Als die Treuhand 1991/92 händeringend „Retter“ für die ehemaligen DDR-Werften suchte, hob er die Hand gleich für das ganze Paket und erhielt auch prompt den Zuschlag für die MTW-Werft in Wismar, die Volkswerft Stralsund und das Dieselmotorenwerk Rostock. Mit dieser Übernahme flossen hunderte Millionen Mark an staatlicher Aufbauhilfe für diese Unternehmen in die Konzernkassen des Vulkan Verbundes.

„Das Unternehmen war von Anfang an substanzkrank“, bescheinigte der Bremer Untersuchungsausschuss in seinem Abschlussbericht im vergangenen Jahr. Nur: Es war auch ein politisch gewolltes Projekt, an dem allein in Bremen und Bremerhaven tausende Arbeitsplätze hingen, und das vom Land jahrelang gefördert worden war. Und nicht nur das: „Der Bremer Senat war zeitweise faktisch Eigentümer“, sagte der ehemalige Präsident des Senats, Klaus Wedemeier (SPD), vor dem Ausschuss aus.

Als das Treuhandgeld aufgebraucht war, wollte Konzernchef Hennemann wieder an die politischen Fäden in Bremen anknüpfen. Da regierte nun aber die CDU mit. Und die, so Hennemann im Nachhinein, habe kein besonderes Interesse an den Werftarbeitsplätzen gehabt. Vor allem aber war der Vulkan-Konzern längst in eine Dimension hineingewachsen, die die Möglichkeiten des kleinen Bundeslandes bei weitem überstieg.

Trotzdem saßen die Vertreter des Bremer Senats ab Oktober 1995 wieder bei den Krisensitzungen dabei und protokollierten fleißig mit, als Wirtschaftsprüfer und Bankenvertreter feststellten, dass die Krise des Vulkan-Konzerns schnell eine Milliarde Mark verschlingen könnte. In einem dieser Protokolle, das auf den 5. Oktober datiert ist, steht sogar, die letzte Rate der Treuhand, mehr als 194 Millionen Mark, könne für „kurzfristige Finanzierungsbedarfe“ der Liquiditätsunterdeckung im Westen „vereinnahmt“ werden. Begründung: Der Konzern habe „dies auch in der Vergangenheit bedenkenlos getan“. Zehn Tage wurde der gesamte Betrag ausgezahlt.

Wenn der Vorwurf der Staatsanwaltschaft gegenüber dem Konzernvorstand damit begründet werde, erklärte kürzlich der Vorsitzende des Bremer Untersuchungsausschusses, der Grüne Hermann Kuhn, dann „trägt der Bremer Senat eine Mitverantwortung an der Untreue“.

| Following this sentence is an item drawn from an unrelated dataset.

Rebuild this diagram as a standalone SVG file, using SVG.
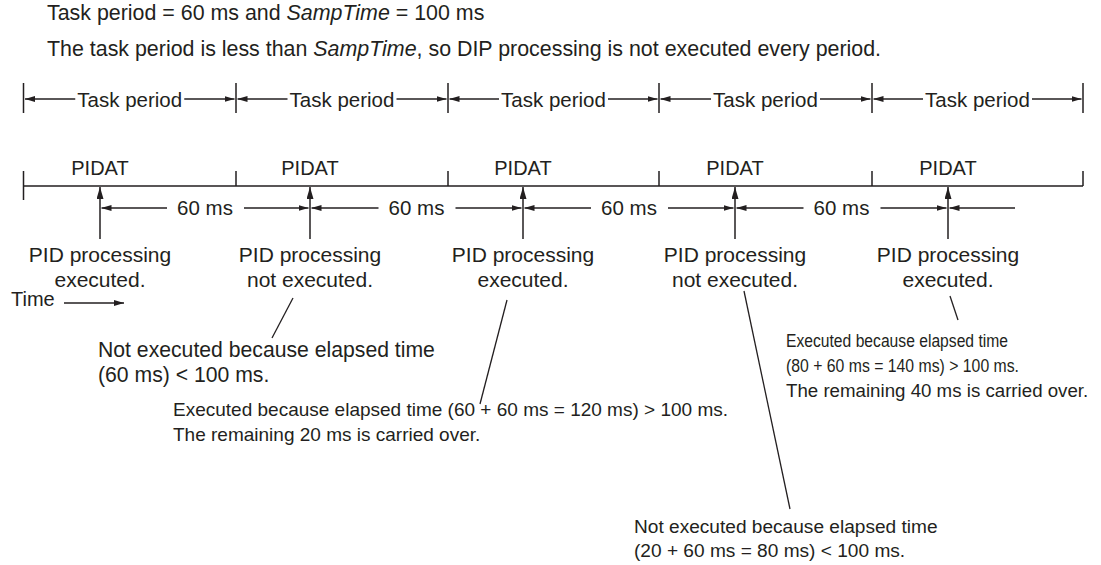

Im Oktober 1995 gab es noch eine bremische sozialdemokratisch-gewerkschaftliche Mehrheit im Aufsichtsrat des Vulkan, aber die konnte dem Konzern nicht mehr helfen. Die Minderheit im Aufsichtsrat – und hier insbesondere die Vertreter der Banken – hatte ihre Kredite immer nur gegen gute Bremer Staatsbürgschaften gegeben und ließ sich zum Schluss die wertvolleren Teile des Vulkan-Imperiums verpfänden.

Sie dürften also ohne größere Verluste aus der Vulkan-Pleite herausgekommen sein. Hennemann gehört bisher sogar zu den Gewinnern – sieht man von den geplatzten Visionen ab. Er bekam seinen Rausschmiss im Herbst 1995 von den Banken mit einer Abfindung in Höhe von 2,4 Millionen Mark versüßt.